There are now more than 330 million coffee-drinkers in China—or roughly 24% of the country’s population. This is up nearly 74% from 190 million people in 2013, with a compound annual growth rate of 11%, and double-digit growth in second-tier cities and below.
These estimates were shared by Cai Shijie, an analyst at research and consulting firm Frost & Sullivan, at the Luckin Coffee Partners Conference in Xiamen, according to QQ Tech, a Tencent news service.
Meanwhile, Frost & Sullivan pegs China’s coffee market at RMB 50 billion (USD 7.24 billion) currently and estimates more than 8.7 billion cups were sold in 2018. In comparison, China’s tea economy is valued at RMB 63 billion, while Luckin said it sold 90 million cups in 2018.
And though instant coffee still dominates the market, accounting for 75% of sales, the trend is reportedly swinging towards ground coffee sales.

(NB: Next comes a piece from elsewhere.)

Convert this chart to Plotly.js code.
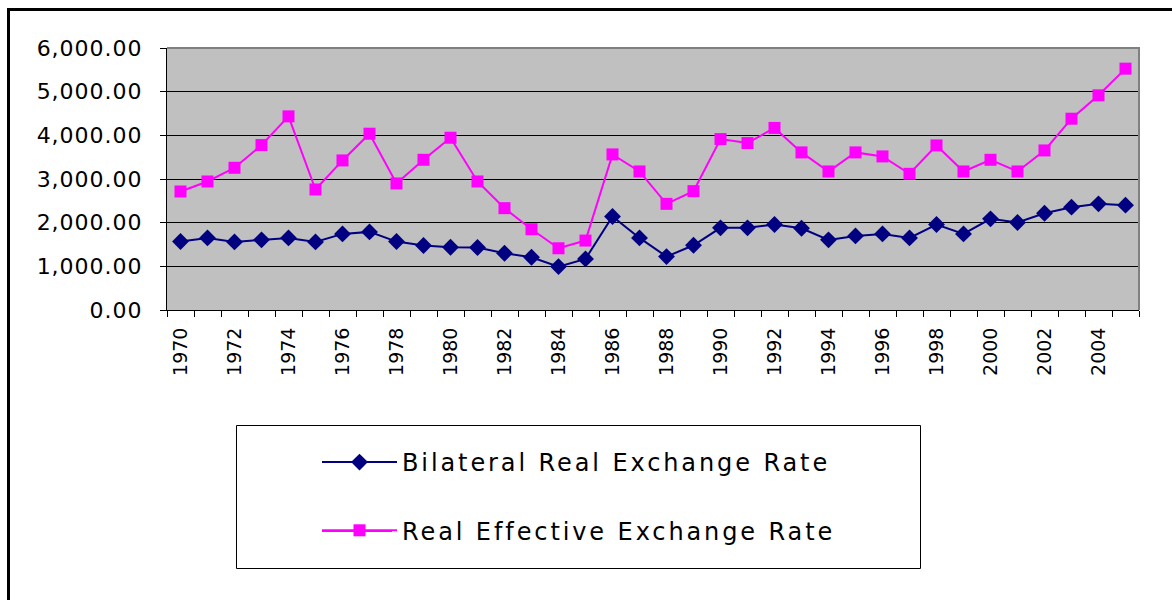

Only 26% of consumers said they were willing to pay more than RMB 30 (US 4.3) for a cup of ground coffee. This compares with the average coffee prices in boutique coffee shops of RMB 40 (USD 5.8), RMB 30 in traditional coffee chains. New retail stores, such as Luckin Coffee, charge about RMB 15. Convenience stores typically price at RMB 13.
Another statistic that bodes well for Luckin Coffee is the proportion of coffee purchases happening through mobiles: in-app ordering accounted for 70% of all coffee shop orders in 2018, according to Frost & Sullivan.
Luckin Coffee has focused on small stores, mobile ordering, and pick-up and fast delivery services, with an average delivery time of 16 minutes. This strategy has enabled the company to expand at a blistering pace. It hit 2,370 locations across 22 Chinese cities at the end of March 2019 and is planning 10,00 stores by the end of 2021.
China’s current leading coffee franchise, Starbucks, had 3,700 stores in February 2019 and is aiming for 6,000 locations by 2022.